(SOURCE DATA)
***

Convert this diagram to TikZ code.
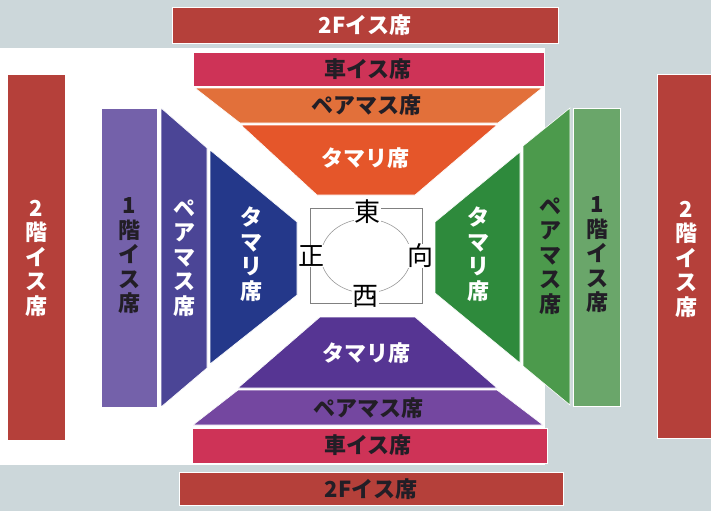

***

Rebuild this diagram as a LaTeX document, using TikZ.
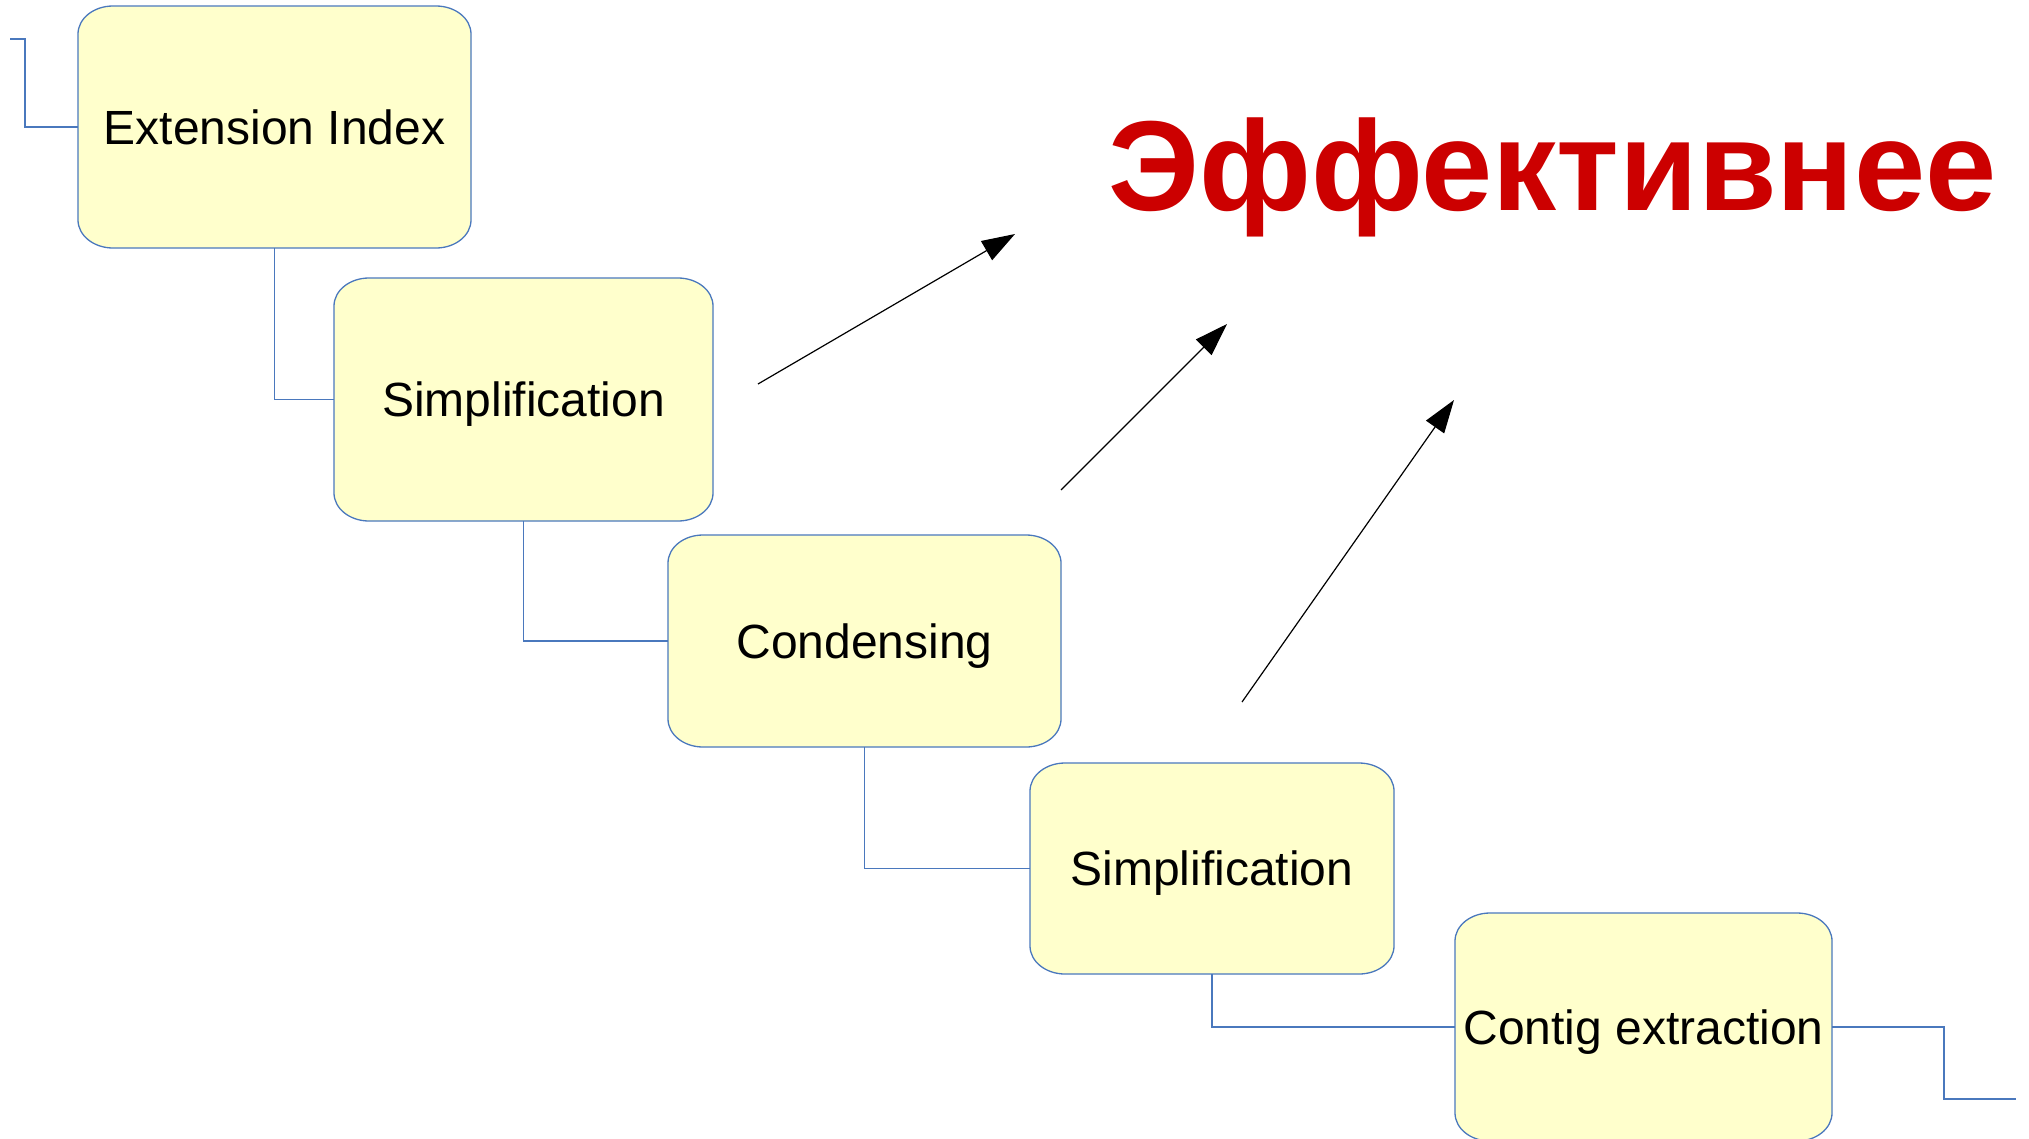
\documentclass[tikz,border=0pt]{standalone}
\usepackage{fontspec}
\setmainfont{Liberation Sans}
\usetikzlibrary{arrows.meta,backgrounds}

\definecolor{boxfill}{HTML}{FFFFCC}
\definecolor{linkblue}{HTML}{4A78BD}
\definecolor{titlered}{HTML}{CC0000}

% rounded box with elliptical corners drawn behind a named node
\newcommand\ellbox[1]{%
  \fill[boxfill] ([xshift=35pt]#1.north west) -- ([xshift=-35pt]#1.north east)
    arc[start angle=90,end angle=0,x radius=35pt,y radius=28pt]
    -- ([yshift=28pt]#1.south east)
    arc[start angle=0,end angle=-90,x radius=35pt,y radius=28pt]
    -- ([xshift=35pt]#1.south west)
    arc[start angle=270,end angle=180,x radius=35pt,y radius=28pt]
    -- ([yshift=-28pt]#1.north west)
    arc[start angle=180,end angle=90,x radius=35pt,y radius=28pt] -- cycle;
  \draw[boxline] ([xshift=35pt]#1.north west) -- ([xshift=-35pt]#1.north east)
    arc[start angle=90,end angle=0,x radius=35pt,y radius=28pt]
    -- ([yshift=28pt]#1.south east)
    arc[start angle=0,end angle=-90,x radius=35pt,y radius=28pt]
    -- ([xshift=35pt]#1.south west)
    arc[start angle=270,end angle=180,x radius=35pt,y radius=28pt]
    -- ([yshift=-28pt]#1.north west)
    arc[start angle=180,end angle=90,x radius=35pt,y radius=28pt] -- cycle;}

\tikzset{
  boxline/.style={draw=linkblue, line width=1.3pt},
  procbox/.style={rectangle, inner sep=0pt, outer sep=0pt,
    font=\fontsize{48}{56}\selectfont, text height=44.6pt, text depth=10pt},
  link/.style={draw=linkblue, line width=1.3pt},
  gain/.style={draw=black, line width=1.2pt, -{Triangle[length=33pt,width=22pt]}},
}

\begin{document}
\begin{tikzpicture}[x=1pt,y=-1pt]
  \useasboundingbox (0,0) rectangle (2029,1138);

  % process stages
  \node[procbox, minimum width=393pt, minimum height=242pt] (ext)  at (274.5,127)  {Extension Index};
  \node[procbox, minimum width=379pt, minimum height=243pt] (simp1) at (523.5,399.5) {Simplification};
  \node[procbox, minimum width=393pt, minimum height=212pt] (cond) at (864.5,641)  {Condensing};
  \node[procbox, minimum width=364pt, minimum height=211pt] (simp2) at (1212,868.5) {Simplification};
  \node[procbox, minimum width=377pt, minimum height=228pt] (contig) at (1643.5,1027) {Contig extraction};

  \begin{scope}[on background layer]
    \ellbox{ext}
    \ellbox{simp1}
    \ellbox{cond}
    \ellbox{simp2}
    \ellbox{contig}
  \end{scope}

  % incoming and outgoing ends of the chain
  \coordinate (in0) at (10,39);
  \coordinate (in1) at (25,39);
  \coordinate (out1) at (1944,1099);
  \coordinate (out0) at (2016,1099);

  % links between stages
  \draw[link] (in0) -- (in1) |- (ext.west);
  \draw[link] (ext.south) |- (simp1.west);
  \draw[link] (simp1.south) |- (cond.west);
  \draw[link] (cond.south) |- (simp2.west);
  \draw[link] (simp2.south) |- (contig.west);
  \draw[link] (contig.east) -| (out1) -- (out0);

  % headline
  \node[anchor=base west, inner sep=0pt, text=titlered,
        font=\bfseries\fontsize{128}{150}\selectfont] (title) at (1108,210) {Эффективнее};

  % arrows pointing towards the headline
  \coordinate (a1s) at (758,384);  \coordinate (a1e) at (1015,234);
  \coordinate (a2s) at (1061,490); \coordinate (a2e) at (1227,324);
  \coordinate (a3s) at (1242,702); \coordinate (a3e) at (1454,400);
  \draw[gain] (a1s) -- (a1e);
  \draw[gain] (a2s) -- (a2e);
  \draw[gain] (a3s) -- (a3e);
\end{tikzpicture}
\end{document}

***

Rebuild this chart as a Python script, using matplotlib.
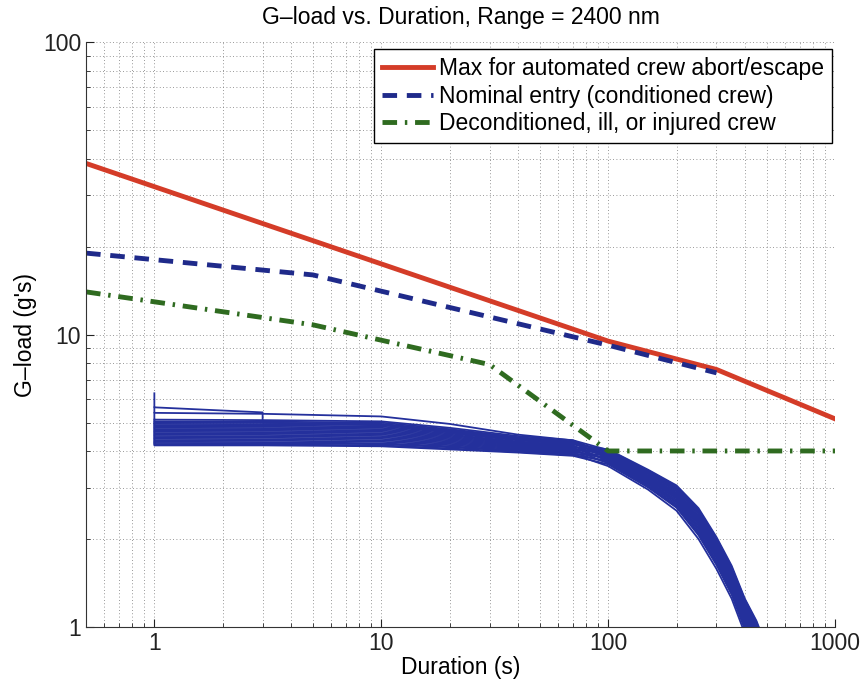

***

Give only the number of lines in the material above that hold the word "Rebuild".

(REPLY TO THE EXERCISE) 2